А так учёба мне легко давалась. Зубрить всё подряд я умела. Зачем надо было восемь лет торчать в школе, если все эти знания можно было дома вызубрить? Я на уроках в облаках летала, не понимала, не ловила суть. Это сейчас начинают говорить, не знания важны, а привитые навыки и умения, прежде всего, умение жить. Нужно понимать, а не запоминать. Нас учили запоминать, всё наизусть, будто от этих синусов и косинусов будет зависеть наше будущее. Учили и учат всему, на всякий случай, авось, пригодится. Вот ничего не пригодилось, по крайней мере, из точных наук.
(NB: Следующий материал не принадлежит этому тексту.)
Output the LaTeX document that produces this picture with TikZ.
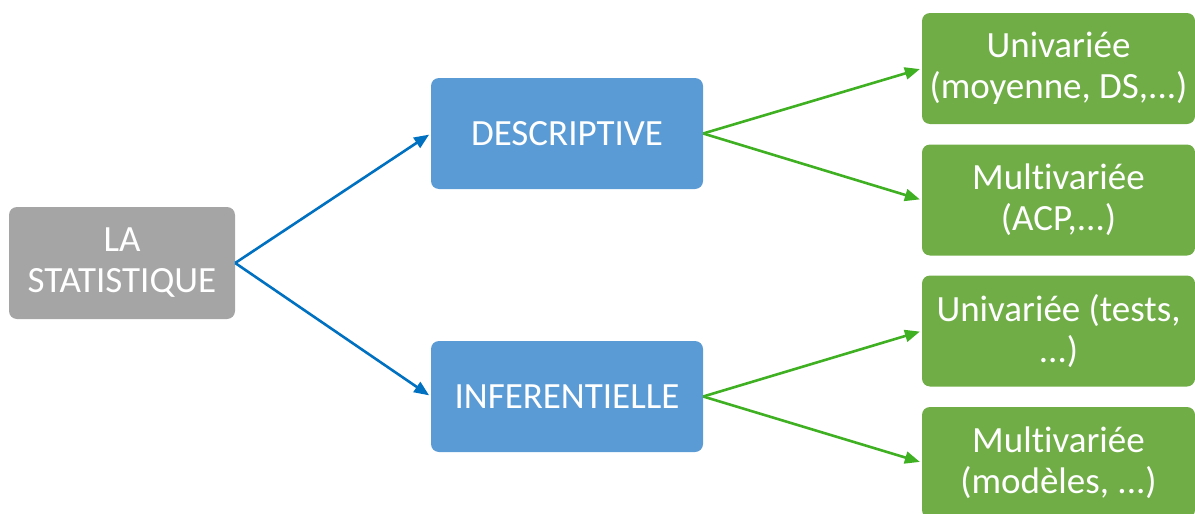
\documentclass[tikz,border=0pt]{standalone}
\usepackage{fontspec}
\setmainfont[Ligatures={NoCommon}]{Carlito}
\usetikzlibrary{arrows.meta}
\definecolor{boxgray}{HTML}{A5A5A5}
\definecolor{boxblue}{HTML}{5B9BD5}
\definecolor{boxgreen}{HTML}{70AD47}
\definecolor{arrblue}{HTML}{0070C0}
\definecolor{arrgreen}{HTML}{3FB022}
\tikzset{
  box/.style={rounded corners=8pt, inner sep=0pt, text=white, align=center,
    font=\fontsize{37}{41}\selectfont, minimum height=111pt},
  graybox/.style={box, fill=boxgray, minimum width=226pt, minimum height=112pt},
  bluebox/.style={box, fill=boxblue, minimum width=272pt},
  greenbox/.style={box, fill=boxgreen, minimum width=273pt},
  conn/.style={line width=2.6pt, -{Triangle[length=15pt,width=12pt]}, shorten >=2pt},
  blueconn/.style={conn, draw=arrblue, fill=arrblue},
  greenconn/.style={conn, draw=arrgreen, fill=arrgreen},
}
\begin{document}
\begin{tikzpicture}[x=1pt,y=-1pt]
\useasboundingbox (0,0) rectangle (1195,514);
\node[graybox] (stat) at (122,263) {LA\\STATISTIQUE};
\node[bluebox] (desc) at (567,133.5) {DESCRIPTIVE};
\node[bluebox] (inf) at (567,396.5) {INFERENTIELLE};
\node[greenbox] (g1) at (1058.5,68.5) {Univariée\\(moyenne, DS,...)};
\node[greenbox] (g2) at (1058.5,200) {Multivariée\\(ACP,...)};
\node[greenbox] (g3) at (1058.5,331) {Univariée (tests,\\...)};
\node[greenbox] (g4) at (1058.5,462.5) {Multivariée\\(modèles, ...)};
\draw[blueconn] (stat.east) -- (desc.west);
\draw[blueconn] (stat.east) -- (inf.west);
\draw[greenconn] (desc.east) -- (g1.west);
\draw[greenconn] (desc.east) -- (g2.west);
\draw[greenconn] (inf.east) -- (g3.west);
\draw[greenconn] (inf.east) -- (g4.west);
\end{tikzpicture}
\end{document}
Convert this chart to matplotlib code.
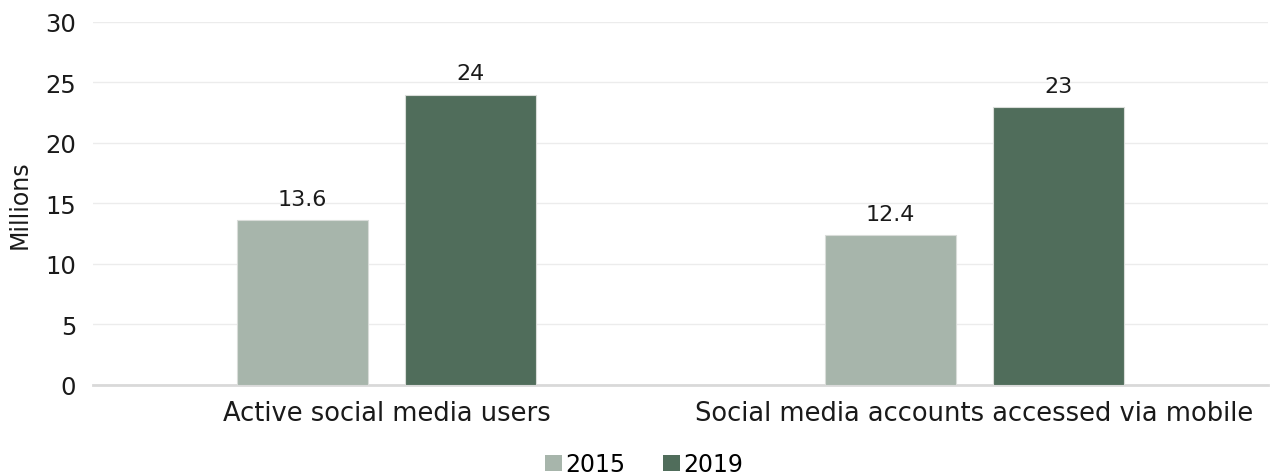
import numpy as np
import matplotlib
matplotlib.use('Agg')
import matplotlib.pyplot as plt
from matplotlib.patches import Patch

plt.rcParams['font.family'] = ['DejaVu Sans']

categories = ['Active social media users', 'Social media accounts accessed via mobile']
years = ['2015', '2019']
values_2015 = [13.6, 12.4]
values_2019 = [24, 23]
labels_2015 = ['13.6', '12.4']
labels_2019 = ['24', '23']

colors = ['#a7b5ab', '#506d5b']
txt = '#1a1a1a'

fig = plt.figure(figsize=(12.88, 4.77), dpi=100)
ax = fig.add_axes([0.0722, 0.1908, 0.9123, 0.761])

x = np.arange(len(categories))
w = 0.223
off = 0.143
b1 = ax.bar(x - off, values_2015, w, color=colors[0], edgecolor='#d9dcd9', linewidth=0.8, zorder=3)
b2 = ax.bar(x + off, values_2019, w, color=colors[1], edgecolor='#d9dcd9', linewidth=0.8, zorder=3)

for bars, labs in ((b1, labels_2015), (b2, labels_2019)):
    for rect, lab in zip(bars, labs):
        ax.annotate(lab, (rect.get_x() + rect.get_width() / 2, rect.get_height()),
                    xytext=(0, 8), textcoords='offset points', ha='center', va='bottom',
                    fontsize=16, color=txt)

ax.set_xlim(-0.5, 1.5)
ax.set_ylim(0, 30)
ax.set_yticks(range(0, 31, 5))
ax.yaxis.grid(True, color='#ececec', linewidth=1, zorder=0)
ax.set_axisbelow(True)
for s in ['top', 'right', 'left']:
    ax.spines[s].set_visible(False)
ax.spines['bottom'].set_color('#d9d9d9')
ax.spines['bottom'].set_linewidth(2)
ax.tick_params(axis='both', length=0, colors=txt)
ax.tick_params(axis='y', pad=12, labelsize=17.5)
ax.tick_params(axis='x', pad=11, labelsize=18.5)
ax.set_xticks(x)
ax.set_xticklabels(categories)
ax.set_ylabel('Millions', fontsize=17, color=txt, labelpad=10)

handles = [Patch(facecolor=c, edgecolor='none') for c in colors]
fig.legend(handles, years, loc='lower center', ncol=2, frameon=False, fontsize=17,
           bbox_to_anchor=(0.5, -0.045), handlelength=0.7, handleheight=0.7,
           handletextpad=0.15, columnspacing=1.6)

fig.savefig('out.png', dpi=100)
Сейчас я даже сдачу в уме посчитать не могу. Зачем, если в век умных машин, всё само считается, делится и умножается. Спрашивается, зачем математичка, пол урока плакала чёрными от некачественной туши для ресниц слезами, стараясь достучаться до одного только ученика, который, кстати, все эти восемь лет со мной за одной партой сидел. Он не только меня все восемь лет бил, деловито, не очень больно, правда, зато каждый день, он так издевался над всеми учителями женского пола. Не все красили ресницы тушью, потому запомнилась только наша классная руководительница.